A supernova within the galaxy M100, which may contain the youngest known black hole in our cosmic neighborhood, is seen in this composite image. Chandra's X-rays are colored gold, optical data from ESO's Very Large Telescope are yellow-white and blue, and infrared data from Spitzer are red. X-ray observations suggest that the supernova, a mere 50 million light-years away in a neighboring galaxy, is a black hole in the making, a team of US and European astronomers says. Chandra X-ray Observatory Center/Reuters
An artist's conception shows M33 X-7, a binary system in the galaxy M33 where a black hole is in orbit with a large star. Material from the large blue companion star is seen being pulled toward the black hole by its powerful gravity. A disk of this material (orange) is swept into orbit around the black hole, fed by winds flowing out from the star. This wind is disrupted by the black hole, causing turbulence and ripples beyond the disk.
This artist's rendering shows the most powerful pair of jets ever seen from a stellar black hole. This microquasar blows a huge bubble of hot gas 1,000 light-years across – twice as large and tens of times more powerful than other known microquasars. Scientists at the European Southern Observatory spied a pair of gigantic bubbles of hot gas coming from a stellar black hole, about 12 million light-years from Earth, as pictured in this artist's rendering from the observatory. The bubbles are the most powerful microquasars seen by astronomers, according to a study published in the journal Nature. European Southern Observatory/L.Calcada/AP
This illustration depicts how the catastrophic destruction of a star that came too close to a supermassive black hole may have occurred. A close encounter with another star put the doomed star (orange circle) on a path that took it near a supermassive black hole. The enormous gravity of the giant black hole stretched the star until it was torn apart. Because of the momentum and energy of the accretion process, only a few percent of the disrupted star's mass (indicated by the white stream) was swallowed by the black hole, while the rest was flung away into the surrounding galaxy.

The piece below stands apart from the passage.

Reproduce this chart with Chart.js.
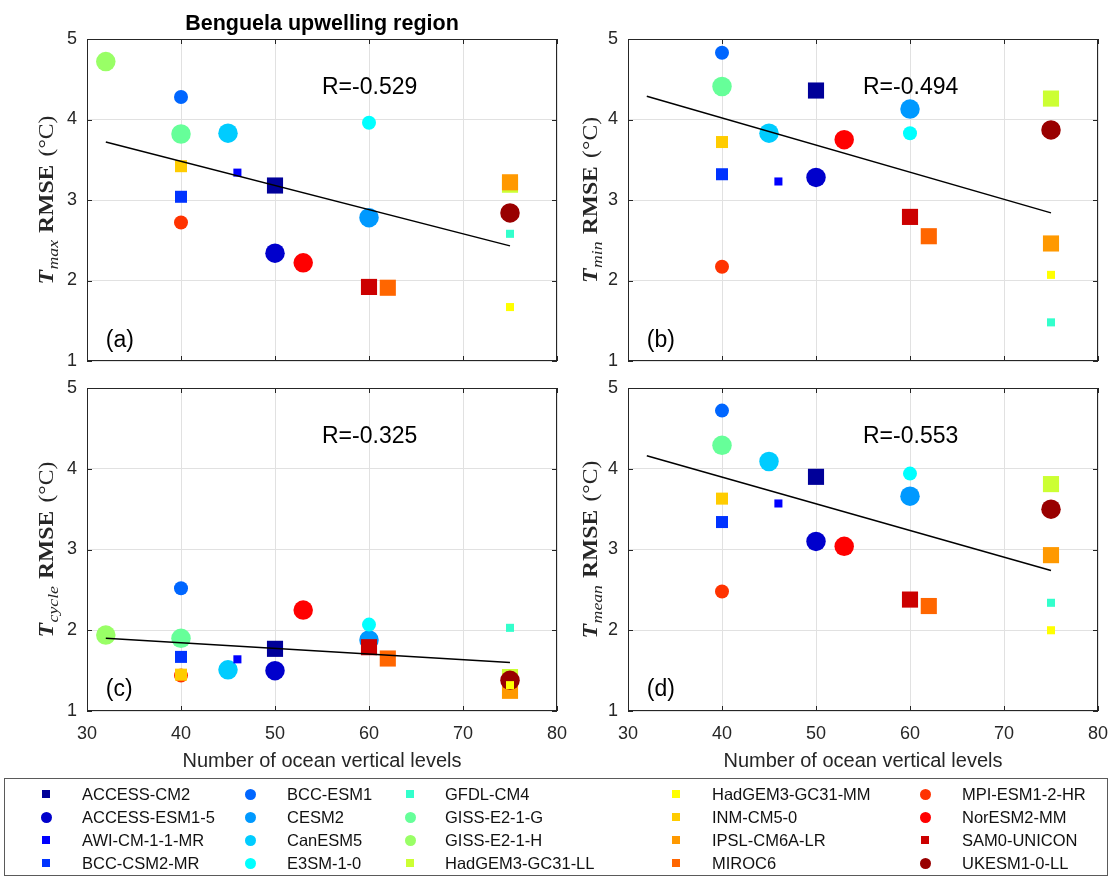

This composite image of the radio galaxy 3C321 shows the jet from a black hole at the center of the larger galaxy (lower left) striking the edge of a companion galaxy (upper right), the first time such an interaction has been found. The image includes X-ray data from Chandra (colored purple), optical and ultraviolet (UV) data from Hubble (red and orange), and radio emission from the Very Large Array (VLA) and MERLIN (blue).
A growing black hole, called a quasar, can be seen at the center of a faraway galaxy, in this artist's concept. Astronomers using NASA's Spitzer and Chandra space telescopes discovered swarms of similar quasars hiding in dusty galaxies in the distant universe. The quasar is the orange object at the center of the large, irregular-shaped galaxy. It consists of a dusty, doughnut-shaped cloud of gas and dust that feeds a central supermassive black hole. As the black hole feeds, the gas and dust heat up and spray out X-rays, as illustrated by the white rays.